Last week, Icahn raised his stake in Lionsgate to 18.7%, or 22,107,571 shares. Some financial sources told me at the time that Icahn may be buying these shares because Lionsgate shares are so low-priced now — in the low $5s — that he’s simply averaging down his cost basis. (Remember, Icahn originally bought millions of shares when the stock was trading between $10-$11.) And it’s still the case that if he owns more than 20% of Lionsgate stock, it triggers a bank default. (Lionsgate’s lenders, led by JP Morgan Chase, insisted on amending the company’s $340 million credit facility and adding the default covenant.)
But it’s clear that Icahn is not only going to hang onto his shares but also believes he can clear the 20% hurdle. In his own statement about the tender offer, Icahn said: “Lionsgate has stated that its senior revolving credit facility provides that a change of control, which includes a person or group acquiring ownership or control in excess of 20% of its outstanding common shares, will be an event of default that permits lenders to accelerate the maturity of borrowings thereunder. If such an event of default or acceleration occurs, it will not be a condition allowing the Icahn Group to withdraw the Offer. However, it is our understanding that any such event of default could be avoided through a waiver by the lenders under the senior revolving credit facility or through Lions Gate’s prepayment or elimination of the senior revolving credit facility.”

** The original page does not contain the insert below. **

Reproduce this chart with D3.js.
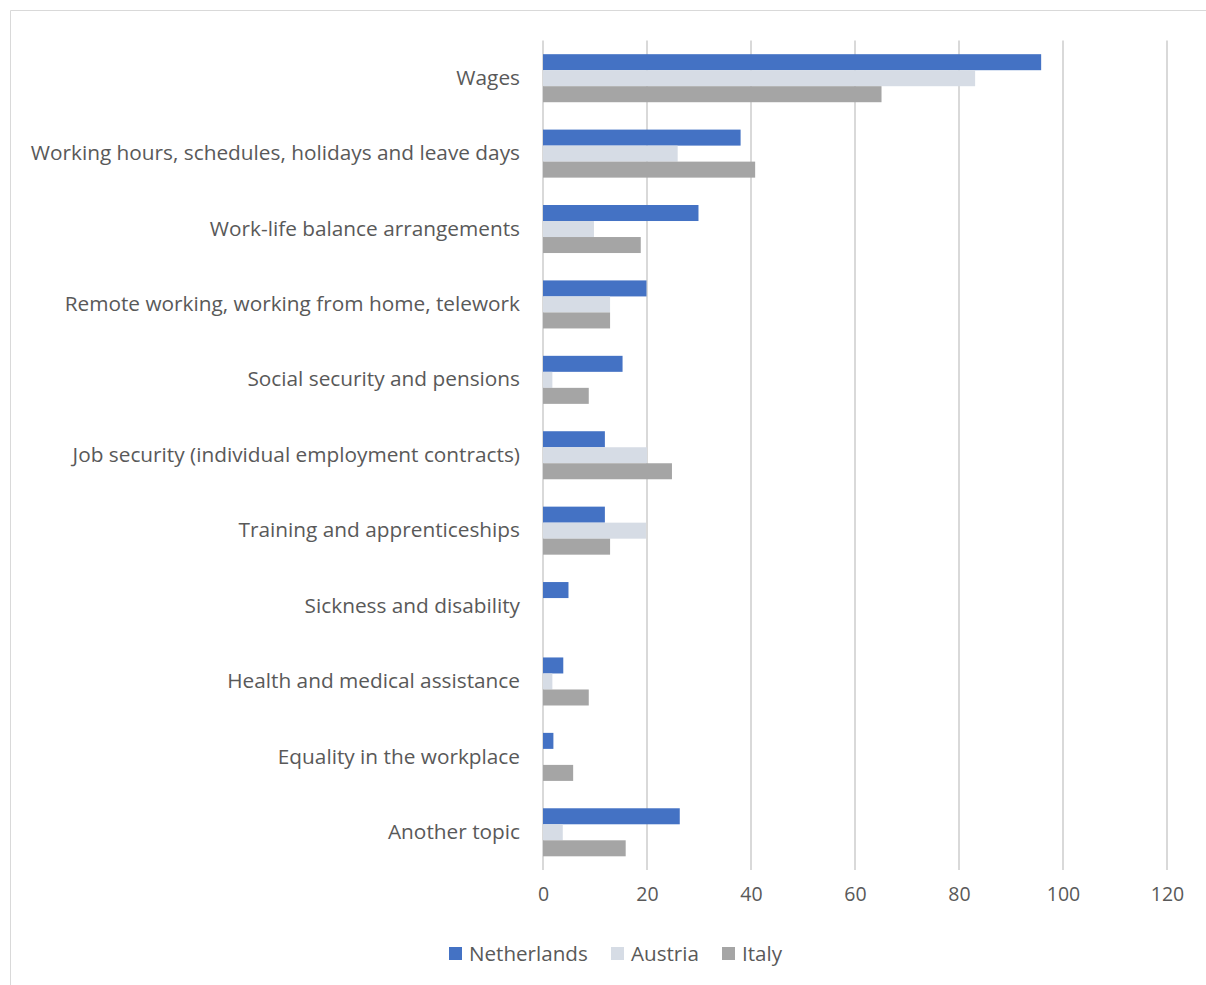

Icahn’s aggressive move today seeks not only to put Lionsgate on the defensive but even tie the studio’s hands on acquisitions. Lionsgate has been tipped as a bidder for both the MGM and Miramax libraries. But, among other customary conditions, Icahn’s offer was “conditioned on Lionsgate not entering into any material transaction outside of the ordinary course of business (including any acquisition of assets over $100 million, and any issuance of securities other than upon the exercise of currently outstanding options). “He is sending a strong message in his tender that he doesn’t want LGF buying Miramax or MGM,” a film financing source emailed me. “Buying either of those assets may make sense for LGF management (they become bigger players in Hollywood), but such an acquisition would add tremendous debt to the company. And if they gave stock to a seller, then it would dilute Icahn’s stake.”
Also, it’s important to note that Icahn doesn’t have to buy the additional 13 million shares. He can stop at any time. So there’s no downside for him, and instead plenty of upside — like the fact that the stock price may increase now. In fact, Lionsgate share price went up about 8% today after the announcement. But when investors realized what the tender really was all about, it pulled back — and Lionsgate stock only went up 25 cents today.
Icahn had the opportunity to wage an expensive proxy fight for Lionsgate before last September’s annual meeting, but backed off after studio management hired a crisis team to fend him off. He tried to buy Lionsgate debt but had little success. Today’s offer, too, may or may not go anywhere. (In my view, he’s not offering enough of a premium.) But it’s damn interesting.